Os primeiros registros de
práticas de ilegalidade no Brasil, que temos registro, datam do século XVI no
período da colonização portuguesa. O caso mais frequente era de funcionários
públicos, encarregados de fiscalizar o contrabando e outras transgressões
contra a coroa portuguesa e ao invés de cumprirem suas funções, acabavam
praticando o comércio ilegal de produtos brasileiros como pau-brasil,
especiarias, tabaco, ouro e diamante. Cabe ressaltar que tais produtos somente
poderiam ser comercializados com autorização especial do rei, mas acabavam nas
mãos dos contrabandistas. Portugal por sua vez se furtava em resolver os
assuntos ligados ao contrabando e a propina, pois estava mais interessado em
manter os rendimentos significativos da camada aristocrática do que alimentar
um sistema de empreendimentos produtivos através do controle dessas práticas.

Um segundo momento
refere-se a extensa utilização da mão-de-obra escrava, na agricultura
brasileira, na produção do açúcar. De 1580 até 1850 a escravidão foi
considerada necessária e, mesmo com a proibição do tráfico, o governo
brasileiro mantinha-se tolerante e conivente com os traficantes que burlavam a
lei. Políticos, como o Marquês de Olinda e o então Ministro da Justiça Paulino
José de Souza, estimulavam o tráfico ao comprarem escravos recém-chegados da
África, usando-os em suas propriedades. Apesar das denúncias de autoridades
internacionais ao governo brasileiro, de 1850 até a abolição da escravatura em
1888, pouco foi feito para coibir o tráfico. Isso advinha em parte pelos
lucros, do suborno e da propina, que o tráfico negreiro gerava a todos os participantes,
de tal forma que era preferível ao governo brasileiro ausentar-se de um
controle eficaz.
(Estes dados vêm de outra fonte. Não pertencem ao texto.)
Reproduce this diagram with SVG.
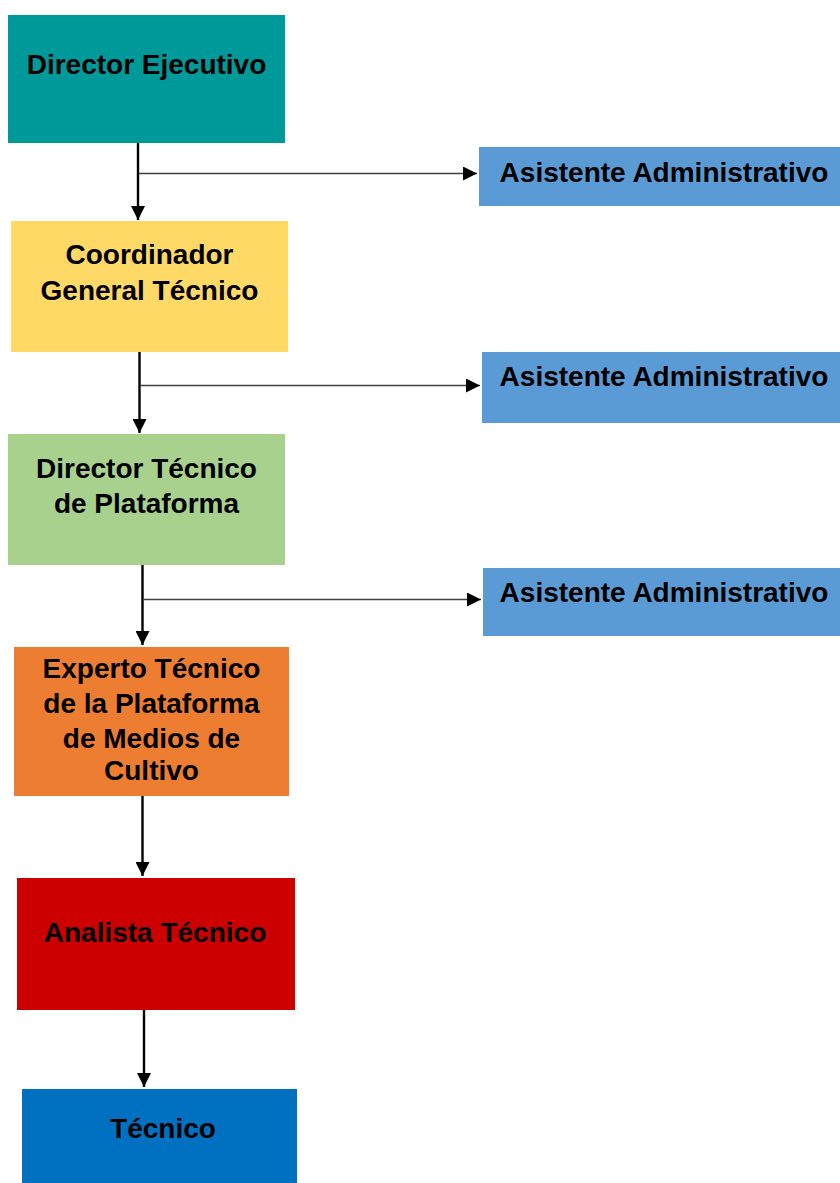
<svg xmlns="http://www.w3.org/2000/svg" width="840" height="1183" viewBox="0 0 840 1183">
<style>
.t{font-family:"Liberation Sans",Arial,sans-serif;font-weight:bold;font-size:28px;fill:#000;text-anchor:middle}
.v{stroke:#000;stroke-width:2.4;fill:none}
.h{stroke:#404040;stroke-width:1.4;fill:none}
</style>
<defs>
<marker id="ah" viewBox="0 0 10 10" refX="10" refY="5" markerWidth="14" markerHeight="14" markerUnits="userSpaceOnUse" orient="auto">
<path d="M0,0 L10,5 L0,10 Z" fill="#000"/>
</marker>
</defs>
<rect width="840" height="1183" fill="#fff"/>
<g id="director-ejecutivo">
<rect x="8" y="15" width="277" height="128" fill="#009999"/>
<text class="t" x="146.5" y="74">Director Ejecutivo</text>
</g>
<g id="asistente-1">
<rect x="479" y="147" width="361" height="59" fill="#5B9BD5"/>
<text class="t" x="664" y="182">Asistente Administrativo</text>
</g>
<g id="coordinador">
<rect x="11" y="221" width="277" height="131" fill="#FFD966"/>
<text class="t" x="149.5" y="264">Coordinador</text>
<text class="t" x="149.5" y="300">General Técnico</text>
</g>
<g id="asistente-2">
<rect x="482" y="352" width="358" height="71" fill="#5B9BD5"/>
<text class="t" x="664" y="386">Asistente Administrativo</text>
</g>
<g id="director-tecnico">
<rect x="8" y="434" width="277" height="131" fill="#A9D18E"/>
<text class="t" x="146.5" y="478">Director Técnico</text>
<text class="t" x="146.5" y="513">de Plataforma</text>
</g>
<g id="asistente-3">
<rect x="483" y="568" width="357" height="68" fill="#5B9BD5"/>
<text class="t" x="664" y="602">Asistente Administrativo</text>
</g>
<g id="experto">
<rect x="14" y="647" width="275" height="149" fill="#ED7D31"/>
<text class="t" x="151.5" y="678">Experto Técnico</text>
<text class="t" x="151.5" y="713">de la Plataforma</text>
<text class="t" x="151.5" y="748">de Medios de</text>
<text class="t" x="151.5" y="780">Cultivo</text>
</g>
<g id="analista">
<rect x="17" y="878" width="278" height="132" fill="#CC0000"/>
<text class="t" x="155" y="942">Analista Técnico</text>
</g>
<g id="tecnico">
<rect x="22" y="1089" width="275" height="94" fill="#0070C0"/>
<text class="t" x="163" y="1138">Técnico</text>
</g>
<g id="connectors">
<line class="v" x1="138" y1="143" x2="138" y2="220" marker-end="url(#ah)"/>
<line class="h" x1="139" y1="173.5" x2="477" y2="173.5" marker-end="url(#ah)"/>
<line class="v" x1="139.5" y1="352" x2="139.5" y2="433" marker-end="url(#ah)"/>
<line class="h" x1="140" y1="385.5" x2="480" y2="385.5" marker-end="url(#ah)"/>
<line class="v" x1="142.5" y1="565" x2="142.5" y2="645" marker-end="url(#ah)"/>
<line class="h" x1="143" y1="599.5" x2="481" y2="599.5" marker-end="url(#ah)"/>
<line class="v" x1="142.5" y1="796" x2="142.5" y2="876" marker-end="url(#ah)"/>
<line class="v" x1="144" y1="1010" x2="144" y2="1087" marker-end="url(#ah)"/>
</g>
</svg>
Uma fiscalização mais rigorosa foi gradualmente adotada com o
compromisso de reconhecimento da independência do Brasil. Um dos países
interessados em acabar com o tráfico escravo era a Inglaterra, movida pela
preocupação com a concorrência brasileira às suas colônias açucareiras nas
Antilhas.

Com a proclamação da
independência em 1822 e a instauração do Brasil República, outras formas de
corrupção, como a eleitoral e a de concessão de obras públicas, surgem no
cenário nacional. A última estava ligada à obtenção de contratos junto ao
governo para execução de obras públicas ou de concessões. O Visconde de Mauá,
por exemplo, recebeu licença para a exploração de cabo submarino e a transferiu
a uma companhia inglesa da qual se tornou diretor. Prática semelhante foi
realizada por outro empresário brasileiro na concessão para a iluminação a gás
da cidade do Rio de Janeiro, também transferida para uma companhia inglesa em
troca de 120 mil libras. O fim do tráfico negreiro deslocou, na República, o
interesse dos grupos oligárquicos para projetos de grande porte que permitiriam
manter a estrutura de ganho fácil.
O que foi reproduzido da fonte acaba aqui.